My grandmother came from New England, and she had definite ideas about how kids should behave. She had an attic packed to the rafters with all kinds of cool things, and yet she wouldn't let us play up there. The basement was allowed, but to my mind, it wasn't nearly as exciting. Looking back, though, I remember a few things about the basement that intrigued me:
*My grandfather had a couple ping-pong tables situated under Gro-lights, where he grew begonia cuttings in vermiculite.
*He had a bomb shelter-slash-pantry in the basement, filled with old canned goods and drying bulbs that he forced every spring, mainly narcissus and hyacinths.
*There weren't many toys around the house, but there WERE some Big Little Books that belonged to my uncle Jim, who was only ten years older than me. My grandmother suspected they were valuable, though, and didn't like us to play with them. (Which made those books all the more attractive to us!)

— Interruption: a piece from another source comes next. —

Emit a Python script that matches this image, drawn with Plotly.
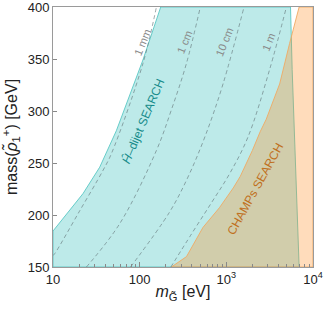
import numpy as np
import plotly.graph_objects as go

# ---- data (x in eV, y in GeV) ----
dijet_left_x = [10, 22.2, 34.6, 53.8, 109, 175]
dijet_left_y = [184.6, 220.6, 246, 281, 349, 400]
dijet_right_x = [5500, 5750, 6030, 6460, 6920]
dijet_right_y = [400, 340, 290, 220, 150]

champ_x = [232, 347, 537, 832, 1202, 1445, 1995, 2455, 2884, 4121, 5370, 6918]
champ_y = [150, 160, 188, 207, 226, 237, 262, 280, 292, 326, 365, 400]

len_1mm_x = [10, 10.5, 20, 37.8, 47.2, 109, 156]
len_1mm_y = [161, 163, 203, 243, 259, 345.6, 400]
len_1cm_x = [24.3, 58.9, 156, 232, 346, 501]
len_1cm_y = [150, 191.7, 262, 301, 345.6, 400]
len_10cm_x = [78.5, 222, 361, 565, 916, 1600]
len_10cm_y = [150, 203, 236.5, 275, 326, 400]
len_1m_x = [229, 398, 676, 1096, 1778, 3162, 4932]
len_1m_y = [150, 182, 212, 240, 275, 340, 400]

x_tickvals = [10, 100, 1000, 10000]
x_ticktext = ["10", "100", "10<sup>3</sup>", "10<sup>4</sup>"]
y_tickvals = [150, 200, 250, 300, 350, 400]

FONT = "Liberation Sans, Arial, sans-serif"

fig = go.Figure()

# H-dijet region
cx = [10] + dijet_left_x + dijet_right_x + [10]
cy = [150] + dijet_left_y + dijet_right_y + [150]
fig.add_trace(go.Scatter(x=cx, y=cy, mode="lines", fill="toself",
                         fillcolor="rgba(0,175,170,0.26)",
                         line=dict(color="rgba(90,200,196,0.9)", width=1),
                         hoverinfo="skip", showlegend=False))

# CHAMPs region
ox = champ_x + [10000, 10000, champ_x[0]]
oy = champ_y + [400, 150, 150]
fig.add_trace(go.Scatter(x=ox, y=oy, mode="lines", fill="toself",
                         fillcolor="rgba(255,140,30,0.30)",
                         line=dict(color="rgba(240,170,100,0.9)", width=1),
                         hoverinfo="skip", showlegend=False))

# decay-length contours
for xs, ys in [(len_1mm_x, len_1mm_y), (len_1cm_x, len_1cm_y),
               (len_10cm_x, len_10cm_y), (len_1m_x, len_1m_y)]:
    fig.add_trace(go.Scatter(x=xs, y=ys, mode="lines",
                             line=dict(color="rgba(100,120,122,0.8)", width=0.8,
                                       dash="4px,3px", shape="spline"),
                             hoverinfo="skip", showlegend=False))

ann = []
for txt, xv, yv in [("1 mm", 109, 366), ("1 cm", 331, 366),
                    ("10 cm", 955, 366), ("1 m", 3090, 366)]:
    ann.append(dict(x=np.log10(xv), y=yv, xref="x", yref="y", text=txt,
                    showarrow=False, textangle=-68,
                    font=dict(family=FONT, size=11, color="#8a8a8a")))
ann.append(dict(x=np.log10(109), y=291, xref="x", yref="y",
                text="<i>Ĥ</i>\u2013dijet SEARCH", showarrow=False, textangle=-67,
                font=dict(family=FONT, size=12, color="#168a8a")))
ann.append(dict(x=np.log10(2160), y=225, xref="x", yref="y",
                text="CHAMPs SEARCH", showarrow=False, textangle=-61,
                font=dict(family=FONT, size=12, color="#c0701e")))

fig.update_layout(
    width=325, height=311,
    margin=dict(l=53, r=12, t=7, b=44, autoexpand=False),
    paper_bgcolor="white", plot_bgcolor="white",
    font=dict(family=FONT, color="#222"),
    annotations=ann,
    xaxis=dict(type="log", range=[1, 4], tickvals=x_tickvals, ticktext=x_ticktext,
               automargin=False, ticklabeloverflow="allow",
               ticks="inside", ticklen=5, tickcolor="#888", tickwidth=0.8,
               minor=dict(ticks="inside", ticklen=3, tickcolor="#888", dtick="D1",
                          showgrid=False),
               showgrid=False, zeroline=False, showline=True, mirror=True,
               linecolor="#9a9a9a", linewidth=1,
               tickfont=dict(size=13),
               title=dict(text="<i>m</i><sub>G\u0303</sub> [eV]", font=dict(size=16),
                          standoff=0)),
    yaxis=dict(range=[150, 400], tickvals=y_tickvals, automargin=False,
               ticklabeloverflow="allow",
               ticks="inside", ticklen=4, tickcolor="#888", tickwidth=0.8,
               showgrid=False, zeroline=False, showline=True, mirror=True,
               linecolor="#9a9a9a", linewidth=1,
               tickfont=dict(size=13),
               title=dict(text="mass(<i>\u03c1\u0303</i><sub>1</sub><sup>+</sup>) [GeV]",
                          font=dict(size=16), standoff=6)),
)

fig.write_html("out.html", config={"displayModeBar": False},
               post_script="document.body.style.margin='0';document.body.style.overflow='hidden';")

*I don't remember my grandfather ever building anything, but there was a workshop in the back of the basement with a work table and some interesting tools. I was fascinated with the heavy metal vice - I'm amazed I never used it as a thumb screw on my siblings!
*My uncle Jim had a bedroom sectioned off near the work table. My favorite thing about the room was a painting hanging over the bed of a big old train. The train's headlights were trained on the door, and every time I walked into the room I shivered, feeling like the train was going to jump off the wall and run me down.
*I remember my grandparent's bedroom best the way it was when I was a little kid. The curtains were patterned with big cabbage roses, a pattern I've always loved. My grandfather would pull a book down from his closet shelf and show me his silver certificate dollar bills. It seemed like hidden treasure to me! On hot summer mornings he would make us each a bowl of blueberries with milk and sugar, a treat that stills makes me think of childhood summers.
*My grandmother collected china and her table was always beautifully set. When she made pancakes, the syrup was never poured from a bottle - it was warmed up and served in a moose-shaped creamer. To me the moose = syrup, but for some reason my grandmother put vinegar in it once. I poured it on my pancakes and, embarrassed to criticize her cooking, choked them down until someone else complained. I can still remember the taste of vinegar-soaked pancakes, which is probably why I rarely eat pancakes these days.
*My uncle Dave was in the Navy when I was young, but Jim was a teenager, and he was often stuck babysitting for me. I was thrilled to be taken along on his dates, and if he was upset at being saddled with me, he didn't show it. Jim's bedrooms changed as I grew up - for awhile the middle bedroom was his, then the room on the back porch, and then the basement.
The middle bedroom held the secrets. The wallpaper was patterned like wagon wheels, and when I was supposed to be taking a nap one day I noticed Jim had written letters between the spokes of several wheels. I loved mysteries, and I assumed the letters were a secret code. They were, in a way. He'd written the names of all his girlfriends between the wheel spokes. I seem to recall earning money by hinting about the secrets of the wallpaper whenever he brought a girl to the house.
*In the living room was a grand piano my grandmother played regularly. She and my grandfather, who was a notable tenor, sang duets. They had a Lerner & Lowe songbook I memorized back in the day, although my piano playing skills never went much beyond "Heart and Soul." There was also a big white fireplace with bookcases on either side. Before I could read, I'd look for the red book with the gold crescent moon on the side, and pull it out so my grandfather could read Br'er Rabbit to me.
*My grandfather liked to have a fire going even in spring, and after my grandmother's big meals he would flop down on the carpet in front of the fire and take a nap. The first time I brought Marty - my future husband - to the house, I neglected to tell him about my grandfather's naptime habit. He was appalled when we all moved into the living room after dinner. My grandfather was sprawled on the floor and everyone just kept talking and stepping around him.
Marty gasped and caught my arm, gesturing to the floor. "Your grandfather..." he choked. "He's..." "Sleeping," I said. And then felt my face turn bright red when I realized what he'd thought. Oh well, we are a strange family. It's probably a good thing he learned that early on.
|My grandfather in a hat my parents brought back from China|
*I still remember the neighbors - Dr. Hedge, who had a beautiful Annabelle hydrangea at the corner of his house, the Rockefellows a few houses down, my friends Linda Smith and Jeannie Hamer.
We never did find Lawndale Avenue when we were driving around. Maybe it's for the best. It's always weird to go by the houses from our youth and see someone else living there.